Willie Nelson - "Red Headed Stranger"

Für Willie Nelson gab es eine Zeit vor und eine nach diesem Album. Vorher war er zunächst der emsige Songwriter, mit dessen Nummern andere Erfolge feierten, dann das kleine Sänger-Licht, das in der Szene halt auch irgendwie mitmischte. Nach diesem Album war Willie Nelson der verdammte Country-Outlaw-Superstar, mit einer Single und einem Longplayer an der Spitze der Country-Charts, und das, obwohl sein Label Columbia "Red Headed Stranger" gar nicht hatte herausbringen wollen. Jedenfalls nicht so.
"Wieso reichst du Demo-Versionen ein?", sollen ihn die Plattenbosse entgeistert gefragt haben, als er ihnen die sparsam instrumentierten Akustik-Versionen vorgelegt hatte. Man hört darauf lediglich Nelsons Gesang, seine legendäre Gitarre Trigger, seine Schwester, Sister Bobbie, am Piano, dazu Drums, hier eine Mundharmonika, da eine Mandoline. Das wars. "Hat er das in seinem Wohnzimmer aufgenommen?", echauffierte sich Nashville-Produzent Billy Sherrill, an den Columbia mit der Frage herangetreten war, ob er das polieren könne. "Das ist ein einziges Stück Scheiße. Es klingt, als hätte er das für zwei Dollar mitgeschnitten. Es ist überhaupt nicht produziert!"

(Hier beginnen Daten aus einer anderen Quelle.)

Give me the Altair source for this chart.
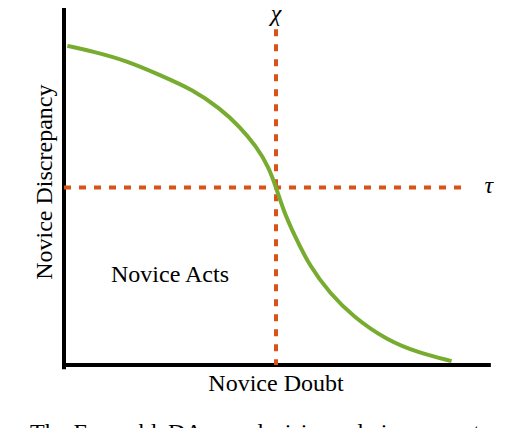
import altair as alt
import pandas as pd

# Curve, data units 0..100 on both axes
curve_x = [0.8, 6.9, 14.8, 22.6, 30.5, 36.8, 41.5, 45.4, 48.2, 50.0, 51.7, 54.1, 58.0, 62.7, 68.2, 76.1, 84.0, 91.4]
curve_y = [89.9, 88.3, 85.7, 81.7, 77.5, 72.3, 67.1, 61.5, 55.9, 50.1, 43.7, 37.1, 27.7, 20.2, 13.6, 7.0, 3.3, 1.1]

chi_x = 50.0          # vertical threshold (Novice Doubt)
tau_y = 50.0          # horizontal threshold (Novice Discrepancy)
chi_top = 94.6
tau_right = 95.3

labels = ["χ", "τ", "Novice Acts", "Novice Doubt"]
label_x = [50.0, 100.2, 25.0, 50.0]
label_y = [96.9, 48.5, 23.4, -7.3]

ytitle = "Novice Discrepancy"
caption_a = "2:"
caption_b = "The EnsembleDAgger decision rule is parameterized"

GREEN = "#77AC30"
ORANGE = "#D95319"
FONT = "Liberation Serif"

xs = alt.Scale(domain=[0, 100], zero=False, nice=False)
ys = alt.Scale(domain=[0, 100], zero=False, nice=False)

def X(f):
    return alt.X(f, type="quantitative", scale=xs, axis=None)

def Y(f):
    return alt.Y(f, type="quantitative", scale=ys, axis=None)

curve_df = pd.DataFrame({"x": curve_x, "y": curve_y})
curve = alt.Chart(curve_df).mark_line(color=GREEN, strokeWidth=4, interpolate="basis").encode(
    x=X("x"), y=Y("y"))

axes_df = pd.DataFrame({"x": [0, 0], "y": [-0.6, 0], "x2": [0, 100.2], "y2": [100, 0]})
axes = alt.Chart(axes_df).mark_rule(color="black", strokeWidth=4, strokeCap="square").encode(
    x=X("x"), y=Y("y"), x2="x2", y2="y2")

vdf = pd.DataFrame({"x": [chi_x], "y": [chi_top], "x2": [chi_x], "y2": [0]})
vline = alt.Chart(vdf).mark_rule(color=ORANGE, strokeWidth=4, strokeDash=[7, 8]).encode(
    x=X("x"), y=Y("y"), x2="x2", y2="y2")

hdf = pd.DataFrame({"x": [0], "y": [tau_y], "x2": [tau_right], "y2": [tau_y]})
hline = alt.Chart(hdf).mark_rule(color=ORANGE, strokeWidth=4, strokeDash=[7, 8]).encode(
    x=X("x"), y=Y("y"), x2="x2", y2="y2")

greek_df = pd.DataFrame({"x": label_x[:2], "y": label_y[:2], "t": labels[:2]})
greek = alt.Chart(greek_df).mark_text(font=FONT, fontSize=24, fontStyle="italic", color="black",
                                      align="center", baseline="alphabetic").encode(
    x=X("x"), y=Y("y"), text="t")

words_df = pd.DataFrame({"x": label_x[2:], "y": label_y[2:], "t": labels[2:]})
words = alt.Chart(words_df).mark_text(font=FONT, fontSize=24, color="black",
                                      align="center", baseline="alphabetic").encode(
    x=X("x"), y=Y("y"), text="t")

yt_df = pd.DataFrame({"x": [-2.8], "y": [51.5], "t": [ytitle]})
ytext = alt.Chart(yt_df).mark_text(font=FONT, fontSize=24, color="black", angle=270,
                                   align="center", baseline="alphabetic").encode(
    x=X("x"), y=Y("y"), text="t")

cap_df = pd.DataFrame({"x": [-11.5, -8.0], "y": [-21.0, -21.0], "t": [caption_a, caption_b]})
cap1 = alt.Chart(cap_df.iloc[[0]]).mark_text(font=FONT, fontSize=24, color="black",
                                             align="right", baseline="alphabetic").encode(
    x=X("x"), y=Y("y"), text="t")
cap2 = alt.Chart(cap_df.iloc[[1]]).mark_text(font=FONT, fontSize=24, color="black",
                                             align="left", baseline="alphabetic").encode(
    x=X("x"), y=Y("y"), text="t")

chart = alt.layer(axes, vline, hline, curve, greek, words, ytext, cap1, cap2).properties(
    width=424, height=355,
    autosize=alt.AutoSizeParams(type="none"),
    padding={"left": 56, "top": 2, "right": 10, "bottom": 63},
).configure_view(stroke=None)

chart.save("out.html", embed_options={"renderer": "svg", "actions": False})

Er hätte sich gar nicht so aufregen müssen: Nelson wollte von einer Überarbeitung ohnehin nichts wissen. Er wollte seine Songs genau so, wie sie waren, und weil er sich (vorausschauend, er kannte ja das Geschäft) in seinem Vertrag die volle künstlerische Kontrolle über seine Arbeit hatte zusichern lassen, konnte Columbia rein gar nichts dagegen unternehmen, dass "Red Headed Stranger" erschien, wie es erschienen ist: spartanisch, schnörkellos, gegen jede Regel.

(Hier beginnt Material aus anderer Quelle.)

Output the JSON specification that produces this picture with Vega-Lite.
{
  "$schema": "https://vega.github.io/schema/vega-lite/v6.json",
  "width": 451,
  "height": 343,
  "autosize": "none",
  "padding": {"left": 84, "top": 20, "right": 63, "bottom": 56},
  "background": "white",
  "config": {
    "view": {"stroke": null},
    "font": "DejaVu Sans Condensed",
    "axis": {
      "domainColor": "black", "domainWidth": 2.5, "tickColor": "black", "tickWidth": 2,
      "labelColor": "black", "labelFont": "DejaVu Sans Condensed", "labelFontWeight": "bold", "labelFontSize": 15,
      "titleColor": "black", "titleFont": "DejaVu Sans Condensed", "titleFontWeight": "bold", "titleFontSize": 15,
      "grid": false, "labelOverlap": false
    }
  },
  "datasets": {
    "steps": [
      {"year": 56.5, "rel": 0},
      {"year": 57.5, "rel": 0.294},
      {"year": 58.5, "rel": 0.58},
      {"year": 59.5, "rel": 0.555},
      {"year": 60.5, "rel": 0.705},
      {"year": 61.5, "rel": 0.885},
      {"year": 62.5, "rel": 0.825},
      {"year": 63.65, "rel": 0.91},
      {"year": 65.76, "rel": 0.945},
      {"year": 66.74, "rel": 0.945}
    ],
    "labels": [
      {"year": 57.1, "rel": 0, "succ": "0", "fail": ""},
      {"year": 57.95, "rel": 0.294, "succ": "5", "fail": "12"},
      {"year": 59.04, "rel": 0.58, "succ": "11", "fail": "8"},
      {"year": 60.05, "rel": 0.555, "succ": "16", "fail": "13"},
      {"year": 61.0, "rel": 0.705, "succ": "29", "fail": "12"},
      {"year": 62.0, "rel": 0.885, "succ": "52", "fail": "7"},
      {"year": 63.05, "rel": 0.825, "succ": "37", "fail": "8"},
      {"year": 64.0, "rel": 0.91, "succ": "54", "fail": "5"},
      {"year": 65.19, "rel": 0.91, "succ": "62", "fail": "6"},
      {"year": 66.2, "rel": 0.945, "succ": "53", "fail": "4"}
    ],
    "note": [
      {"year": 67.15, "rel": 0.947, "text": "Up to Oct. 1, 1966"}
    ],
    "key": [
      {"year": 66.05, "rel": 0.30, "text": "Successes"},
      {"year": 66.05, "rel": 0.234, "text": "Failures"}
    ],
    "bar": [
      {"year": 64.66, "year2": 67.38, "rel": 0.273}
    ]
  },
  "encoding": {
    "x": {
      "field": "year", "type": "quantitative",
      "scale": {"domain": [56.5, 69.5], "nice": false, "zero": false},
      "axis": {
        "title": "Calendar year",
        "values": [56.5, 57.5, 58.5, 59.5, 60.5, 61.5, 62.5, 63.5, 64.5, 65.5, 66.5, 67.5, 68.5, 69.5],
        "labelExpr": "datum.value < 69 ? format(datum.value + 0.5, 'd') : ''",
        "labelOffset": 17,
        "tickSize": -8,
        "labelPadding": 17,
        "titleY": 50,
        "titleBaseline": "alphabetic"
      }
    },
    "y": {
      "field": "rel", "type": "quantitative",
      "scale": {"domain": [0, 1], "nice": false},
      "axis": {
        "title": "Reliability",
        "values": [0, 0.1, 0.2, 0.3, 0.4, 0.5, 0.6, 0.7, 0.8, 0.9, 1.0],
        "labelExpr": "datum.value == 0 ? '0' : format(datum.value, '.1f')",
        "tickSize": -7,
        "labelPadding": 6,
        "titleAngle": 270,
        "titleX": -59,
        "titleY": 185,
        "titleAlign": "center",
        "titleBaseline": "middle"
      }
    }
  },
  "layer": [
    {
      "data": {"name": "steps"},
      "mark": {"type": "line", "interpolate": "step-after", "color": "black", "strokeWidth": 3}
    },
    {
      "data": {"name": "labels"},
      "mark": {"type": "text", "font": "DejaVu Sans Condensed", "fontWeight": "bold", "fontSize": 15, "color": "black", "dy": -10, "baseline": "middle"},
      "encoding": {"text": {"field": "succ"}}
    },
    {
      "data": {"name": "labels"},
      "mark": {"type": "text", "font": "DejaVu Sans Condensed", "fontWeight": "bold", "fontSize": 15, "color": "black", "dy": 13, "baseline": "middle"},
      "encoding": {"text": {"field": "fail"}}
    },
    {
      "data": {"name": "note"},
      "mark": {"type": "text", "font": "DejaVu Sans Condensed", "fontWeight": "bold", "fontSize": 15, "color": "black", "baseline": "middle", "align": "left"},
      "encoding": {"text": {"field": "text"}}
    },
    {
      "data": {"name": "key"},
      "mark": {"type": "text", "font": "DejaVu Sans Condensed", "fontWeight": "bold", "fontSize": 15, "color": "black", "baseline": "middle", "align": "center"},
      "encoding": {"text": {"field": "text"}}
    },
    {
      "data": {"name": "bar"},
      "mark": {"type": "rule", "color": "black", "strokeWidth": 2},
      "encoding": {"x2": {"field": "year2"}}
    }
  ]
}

Genau genommen hatte Willie Nelson einen dampfenden Haufen auf jede Konvention gesetzt. Seine damalige Frau Connie hatte ihn auf den Gedanken gebracht, ein Western-Konzept-Album aufzunehmen, inspiriert von Arthur 'Guitar Boogie' Smiths Song "The Tale Of The Red Headed Stranger", den er den Kindern hin und wieder als Schlaflied vorgesungen hatte. Eine leise merkwürdige Wahl zwar, handelt es sich doch um eine Ballade über einen Mann auf der Flucht, nachdem er seine untreue Ehefrau und deren Liebnhaber abgeschlachtet hat, aber ... na, gut. Grimms Märchen sind auch nicht gerade unblutig.
Willie Nelson strickte um die Moritat um den mörderisch eifersüchtigen Priester noch weitere Songs, in denen er die Vorgeschichte des Dramas erzählte, und ritt mit "Red Headed Stranger" zu Multiplatin-Ruhm. Columbia-Chef Rick Blackburn kommentierte rückblickend: "Sie folgte der Formel nicht, sie pfiff auf den damals angesagten Mix. Es gab tausend Gründe, warum diese Platte kein Hit hätte werden dürfen. Aber das 'Red Headed Stranger'-Projekt hat Willies Persönlichkeit eingefangen. Es gab genau einen Grund, warum diese Platte ein Hit wurde: Weil sie Willie Nelson war. Sie war Willies Statement." Manchmal ist das mehr als genug.